### TASK DIRECTIONS
Retype all of the listing exactly, passing over any picture you find.

### MATERIAL PROVIDED
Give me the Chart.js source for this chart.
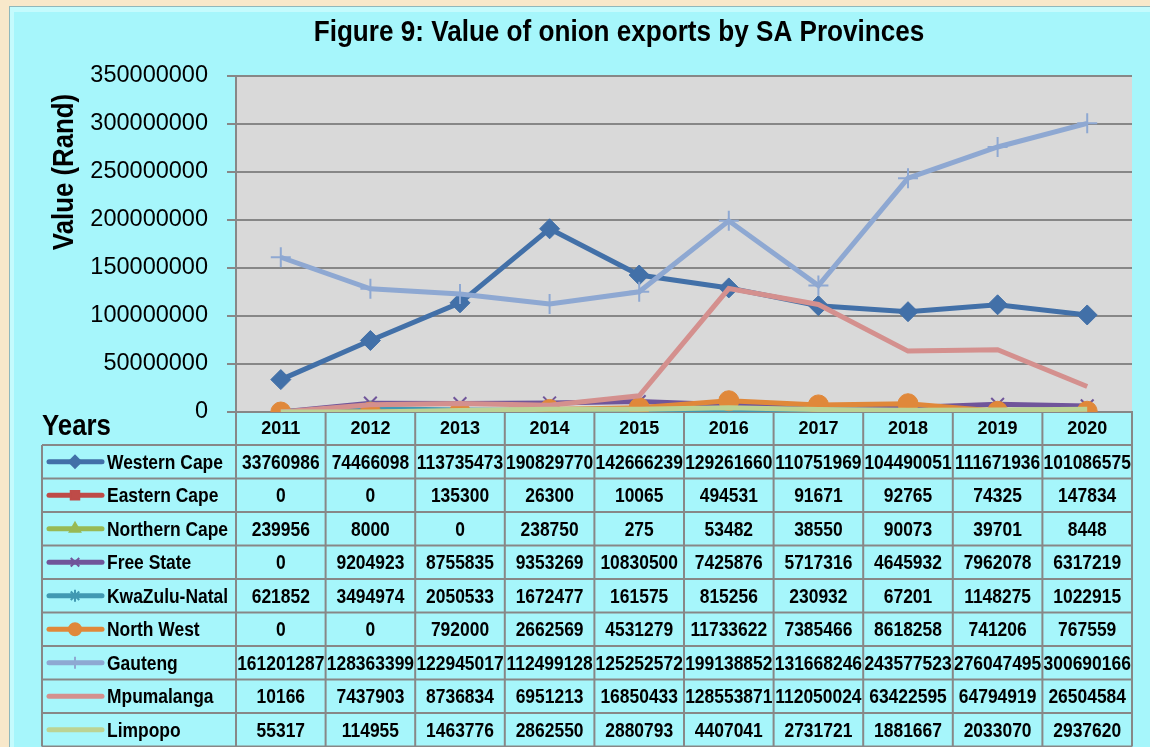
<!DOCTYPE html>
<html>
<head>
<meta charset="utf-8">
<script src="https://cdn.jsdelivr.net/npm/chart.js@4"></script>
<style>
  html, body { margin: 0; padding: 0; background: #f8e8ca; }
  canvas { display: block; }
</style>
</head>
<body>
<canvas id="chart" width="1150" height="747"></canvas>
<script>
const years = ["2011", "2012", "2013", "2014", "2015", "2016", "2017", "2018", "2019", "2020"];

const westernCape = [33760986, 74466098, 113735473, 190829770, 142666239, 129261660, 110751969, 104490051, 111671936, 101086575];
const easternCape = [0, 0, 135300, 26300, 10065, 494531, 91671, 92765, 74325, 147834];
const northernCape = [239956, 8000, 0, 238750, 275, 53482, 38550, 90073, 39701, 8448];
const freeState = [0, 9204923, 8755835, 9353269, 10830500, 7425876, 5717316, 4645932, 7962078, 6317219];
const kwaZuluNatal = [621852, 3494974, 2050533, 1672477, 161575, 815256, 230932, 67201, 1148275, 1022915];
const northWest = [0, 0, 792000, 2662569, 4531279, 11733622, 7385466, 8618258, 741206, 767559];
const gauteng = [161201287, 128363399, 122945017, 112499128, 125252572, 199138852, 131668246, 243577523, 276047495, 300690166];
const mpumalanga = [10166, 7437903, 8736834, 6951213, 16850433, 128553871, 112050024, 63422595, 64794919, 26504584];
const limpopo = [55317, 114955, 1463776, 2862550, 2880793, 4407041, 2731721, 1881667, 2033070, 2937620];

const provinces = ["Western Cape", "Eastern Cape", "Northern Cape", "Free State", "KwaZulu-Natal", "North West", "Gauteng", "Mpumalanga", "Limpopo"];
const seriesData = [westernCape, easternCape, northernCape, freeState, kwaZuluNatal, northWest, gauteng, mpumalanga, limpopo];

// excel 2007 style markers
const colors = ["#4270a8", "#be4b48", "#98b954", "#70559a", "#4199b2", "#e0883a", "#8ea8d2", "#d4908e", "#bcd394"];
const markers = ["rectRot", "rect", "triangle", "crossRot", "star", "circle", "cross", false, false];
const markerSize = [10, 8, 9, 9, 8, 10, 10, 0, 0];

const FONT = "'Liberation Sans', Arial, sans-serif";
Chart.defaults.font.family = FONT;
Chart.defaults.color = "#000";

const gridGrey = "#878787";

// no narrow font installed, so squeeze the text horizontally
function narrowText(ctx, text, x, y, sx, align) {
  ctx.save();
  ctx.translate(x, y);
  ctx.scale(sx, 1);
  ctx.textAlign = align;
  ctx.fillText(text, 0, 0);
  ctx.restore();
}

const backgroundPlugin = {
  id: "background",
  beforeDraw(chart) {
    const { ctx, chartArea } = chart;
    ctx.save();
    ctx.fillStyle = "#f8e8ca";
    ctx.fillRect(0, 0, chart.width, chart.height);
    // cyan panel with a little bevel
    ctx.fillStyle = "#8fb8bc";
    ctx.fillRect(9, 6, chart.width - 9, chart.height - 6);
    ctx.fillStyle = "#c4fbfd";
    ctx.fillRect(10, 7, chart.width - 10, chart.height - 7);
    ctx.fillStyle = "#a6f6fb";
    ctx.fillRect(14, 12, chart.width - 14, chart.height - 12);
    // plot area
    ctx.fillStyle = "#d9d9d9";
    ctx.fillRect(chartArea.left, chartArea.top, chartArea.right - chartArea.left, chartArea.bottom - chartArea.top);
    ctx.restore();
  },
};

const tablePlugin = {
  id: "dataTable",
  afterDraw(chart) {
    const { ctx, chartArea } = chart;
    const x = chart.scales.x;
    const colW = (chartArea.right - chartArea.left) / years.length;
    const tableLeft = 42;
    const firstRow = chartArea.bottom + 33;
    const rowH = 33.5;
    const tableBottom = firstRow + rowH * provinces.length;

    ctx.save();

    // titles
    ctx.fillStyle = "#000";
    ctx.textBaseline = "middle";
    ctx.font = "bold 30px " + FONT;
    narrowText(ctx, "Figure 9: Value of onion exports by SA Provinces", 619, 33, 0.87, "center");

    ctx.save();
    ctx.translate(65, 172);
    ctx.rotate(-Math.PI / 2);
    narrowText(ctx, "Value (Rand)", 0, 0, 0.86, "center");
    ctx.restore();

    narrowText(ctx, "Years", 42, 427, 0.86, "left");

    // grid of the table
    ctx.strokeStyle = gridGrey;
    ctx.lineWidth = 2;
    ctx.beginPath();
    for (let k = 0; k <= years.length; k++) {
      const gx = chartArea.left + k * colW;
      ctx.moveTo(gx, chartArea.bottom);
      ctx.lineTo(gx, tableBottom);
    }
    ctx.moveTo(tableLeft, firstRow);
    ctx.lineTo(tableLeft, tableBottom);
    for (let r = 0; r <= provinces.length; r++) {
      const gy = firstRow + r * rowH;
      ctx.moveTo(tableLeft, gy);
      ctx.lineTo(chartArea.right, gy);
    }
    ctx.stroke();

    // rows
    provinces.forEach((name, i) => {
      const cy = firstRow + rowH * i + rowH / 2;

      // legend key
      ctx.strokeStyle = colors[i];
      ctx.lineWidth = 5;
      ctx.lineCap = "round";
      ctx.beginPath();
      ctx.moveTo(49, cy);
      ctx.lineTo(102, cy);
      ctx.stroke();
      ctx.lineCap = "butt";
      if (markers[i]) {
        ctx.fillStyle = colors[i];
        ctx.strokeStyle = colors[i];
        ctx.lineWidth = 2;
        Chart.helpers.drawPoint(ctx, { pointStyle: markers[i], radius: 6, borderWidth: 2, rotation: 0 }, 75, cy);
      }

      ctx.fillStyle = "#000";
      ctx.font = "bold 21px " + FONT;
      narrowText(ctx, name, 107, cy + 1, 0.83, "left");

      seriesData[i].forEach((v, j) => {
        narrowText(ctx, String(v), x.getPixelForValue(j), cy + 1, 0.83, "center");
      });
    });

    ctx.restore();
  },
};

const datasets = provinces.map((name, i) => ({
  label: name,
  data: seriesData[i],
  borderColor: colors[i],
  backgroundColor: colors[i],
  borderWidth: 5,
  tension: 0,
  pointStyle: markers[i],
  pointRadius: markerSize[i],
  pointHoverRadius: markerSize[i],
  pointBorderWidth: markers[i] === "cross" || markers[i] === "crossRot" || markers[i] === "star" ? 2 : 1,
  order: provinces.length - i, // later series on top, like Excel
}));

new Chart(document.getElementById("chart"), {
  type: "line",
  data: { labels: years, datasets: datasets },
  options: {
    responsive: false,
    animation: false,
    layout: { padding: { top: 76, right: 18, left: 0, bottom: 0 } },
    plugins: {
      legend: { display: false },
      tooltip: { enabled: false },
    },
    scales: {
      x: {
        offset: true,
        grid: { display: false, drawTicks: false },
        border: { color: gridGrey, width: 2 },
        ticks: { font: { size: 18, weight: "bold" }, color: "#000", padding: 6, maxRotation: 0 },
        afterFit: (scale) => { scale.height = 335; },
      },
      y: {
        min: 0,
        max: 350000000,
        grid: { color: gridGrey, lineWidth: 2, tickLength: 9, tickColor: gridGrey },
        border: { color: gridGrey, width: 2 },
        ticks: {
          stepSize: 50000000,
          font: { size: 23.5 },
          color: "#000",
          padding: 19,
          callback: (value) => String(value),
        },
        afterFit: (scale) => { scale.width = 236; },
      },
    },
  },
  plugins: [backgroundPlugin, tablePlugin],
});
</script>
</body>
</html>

### SOLVED PROBLEM
Give me the Chart.js source for this chart.
<!DOCTYPE html>
<html>
<head>
<meta charset="utf-8">
<script src="https://cdn.jsdelivr.net/npm/chart.js@4"></script>
<style>
  html, body { margin: 0; padding: 0; background: #f8e8ca; }
  canvas { display: block; }
</style>
</head>
<body>
<canvas id="chart" width="1150" height="747"></canvas>
<script>
const years = ["2011", "2012", "2013", "2014", "2015", "2016", "2017", "2018", "2019", "2020"];

const westernCape = [33760986, 74466098, 113735473, 190829770, 142666239, 129261660, 110751969, 104490051, 111671936, 101086575];
const easternCape = [0, 0, 135300, 26300, 10065, 494531, 91671, 92765, 74325, 147834];
const northernCape = [239956, 8000, 0, 238750, 275, 53482, 38550, 90073, 39701, 8448];
const freeState = [0, 9204923, 8755835, 9353269, 10830500, 7425876, 5717316, 4645932, 7962078, 6317219];
const kwaZuluNatal = [621852, 3494974, 2050533, 1672477, 161575, 815256, 230932, 67201, 1148275, 1022915];
const northWest = [0, 0, 792000, 2662569, 4531279, 11733622, 7385466, 8618258, 741206, 767559];
const gauteng = [161201287, 128363399, 122945017, 112499128, 125252572, 199138852, 131668246, 243577523, 276047495, 300690166];
const mpumalanga = [10166, 7437903, 8736834, 6951213, 16850433, 128553871, 112050024, 63422595, 64794919, 26504584];
const limpopo = [55317, 114955, 1463776, 2862550, 2880793, 4407041, 2731721, 1881667, 2033070, 2937620];

const provinces = ["Western Cape", "Eastern Cape", "Northern Cape", "Free State", "KwaZulu-Natal", "North West", "Gauteng", "Mpumalanga", "Limpopo"];
const seriesData = [westernCape, easternCape, northernCape, freeState, kwaZuluNatal, northWest, gauteng, mpumalanga, limpopo];

// excel 2007 style markers
const colors = ["#4270a8", "#be4b48", "#98b954", "#70559a", "#4199b2", "#e0883a", "#8ea8d2", "#d4908e", "#bcd394"];
const markers = ["rectRot", "rect", "triangle", "crossRot", "star", "circle", "cross", false, false];
const markerSize = [10, 8, 9, 9, 8, 10, 10, 0, 0];

const FONT = "'Liberation Sans', Arial, sans-serif";
Chart.defaults.font.family = FONT;
Chart.defaults.color = "#000";

const gridGrey = "#878787";

// no narrow font installed, so squeeze the text horizontally
function narrowText(ctx, text, x, y, sx, align) {
  ctx.save();
  ctx.translate(x, y);
  ctx.scale(sx, 1);
  ctx.textAlign = align;
  ctx.fillText(text, 0, 0);
  ctx.restore();
}

const backgroundPlugin = {
  id: "background",
  beforeDraw(chart) {
    const { ctx, chartArea } = chart;
    ctx.save();
    ctx.fillStyle = "#f8e8ca";
    ctx.fillRect(0, 0, chart.width, chart.height);
    // cyan panel with a little bevel
    ctx.fillStyle = "#8fb8bc";
    ctx.fillRect(9, 6, chart.width - 9, chart.height - 6);
    ctx.fillStyle = "#c4fbfd";
    ctx.fillRect(10, 7, chart.width - 10, chart.height - 7);
    ctx.fillStyle = "#a6f6fb";
    ctx.fillRect(14, 12, chart.width - 14, chart.height - 12);
    // plot area
    ctx.fillStyle = "#d9d9d9";
    ctx.fillRect(chartArea.left, chartArea.top, chartArea.right - chartArea.left, chartArea.bottom - chartArea.top);
    ctx.restore();
  },
};

const tablePlugin = {
  id: "dataTable",
  afterDraw(chart) {
    const { ctx, chartArea } = chart;
    const x = chart.scales.x;
    const colW = (chartArea.right - chartArea.left) / years.length;
    const tableLeft = 42;
    const firstRow = chartArea.bottom + 33;
    const rowH = 33.5;
    const tableBottom = firstRow + rowH * provinces.length;

    ctx.save();

    // titles
    ctx.fillStyle = "#000";
    ctx.textBaseline = "middle";
    ctx.font = "bold 30px " + FONT;
    narrowText(ctx, "Figure 9: Value of onion exports by SA Provinces", 619, 33, 0.87, "center");

    ctx.save();
    ctx.translate(65, 172);
    ctx.rotate(-Math.PI / 2);
    narrowText(ctx, "Value (Rand)", 0, 0, 0.86, "center");
    ctx.restore();

    narrowText(ctx, "Years", 42, 427, 0.86, "left");

    // grid of the table
    ctx.strokeStyle = gridGrey;
    ctx.lineWidth = 2;
    ctx.beginPath();
    for (let k = 0; k <= years.length; k++) {
      const gx = chartArea.left + k * colW;
      ctx.moveTo(gx, chartArea.bottom);
      ctx.lineTo(gx, tableBottom);
    }
    ctx.moveTo(tableLeft, firstRow);
    ctx.lineTo(tableLeft, tableBottom);
    for (let r = 0; r <= provinces.length; r++) {
      const gy = firstRow + r * rowH;
      ctx.moveTo(tableLeft, gy);
      ctx.lineTo(chartArea.right, gy);
    }
    ctx.stroke();

    // rows
    provinces.forEach((name, i) => {
      const cy = firstRow + rowH * i + rowH / 2;

      // legend key
      ctx.strokeStyle = colors[i];
      ctx.lineWidth = 5;
      ctx.lineCap = "round";
      ctx.beginPath();
      ctx.moveTo(49, cy);
      ctx.lineTo(102, cy);
      ctx.stroke();
      ctx.lineCap = "butt";
      if (markers[i]) {
        ctx.fillStyle = colors[i];
        ctx.strokeStyle = colors[i];
        ctx.lineWidth = 2;
        Chart.helpers.drawPoint(ctx, { pointStyle: markers[i], radius: 6, borderWidth: 2, rotation: 0 }, 75, cy);
      }

      ctx.fillStyle = "#000";
      ctx.font = "bold 21px " + FONT;
      narrowText(ctx, name, 107, cy + 1, 0.83, "left");

      seriesData[i].forEach((v, j) => {
        narrowText(ctx, String(v), x.getPixelForValue(j), cy + 1, 0.83, "center");
      });
    });

    ctx.restore();
  },
};

const datasets = provinces.map((name, i) => ({
  label: name,
  data: seriesData[i],
  borderColor: colors[i],
  backgroundColor: colors[i],
  borderWidth: 5,
  tension: 0,
  pointStyle: markers[i],
  pointRadius: markerSize[i],
  pointHoverRadius: markerSize[i],
  pointBorderWidth: markers[i] === "cross" || markers[i] === "crossRot" || markers[i] === "star" ? 2 : 1,
  order: provinces.length - i, // later series on top, like Excel
}));

new Chart(document.getElementById("chart"), {
  type: "line",
  data: { labels: years, datasets: datasets },
  options: {
    responsive: false,
    animation: false,
    layout: { padding: { top: 76, right: 18, left: 0, bottom: 0 } },
    plugins: {
      legend: { display: false },
      tooltip: { enabled: false },
    },
    scales: {
      x: {
        offset: true,
        grid: { display: false, drawTicks: false },
        border: { color: gridGrey, width: 2 },
        ticks: { font: { size: 18, weight: "bold" }, color: "#000", padding: 6, maxRotation: 0 },
        afterFit: (scale) => { scale.height = 335; },
      },
      y: {
        min: 0,
        max: 350000000,
        grid: { color: gridGrey, lineWidth: 2, tickLength: 9, tickColor: gridGrey },
        border: { color: gridGrey, width: 2 },
        ticks: {
          stepSize: 50000000,
          font: { size: 23.5 },
          color: "#000",
          padding: 19,
          callback: (value) => String(value),
        },
        afterFit: (scale) => { scale.width = 236; },
      },
    },
  },
  plugins: [backgroundPlugin, tablePlugin],
});
</script>
</body>
</html>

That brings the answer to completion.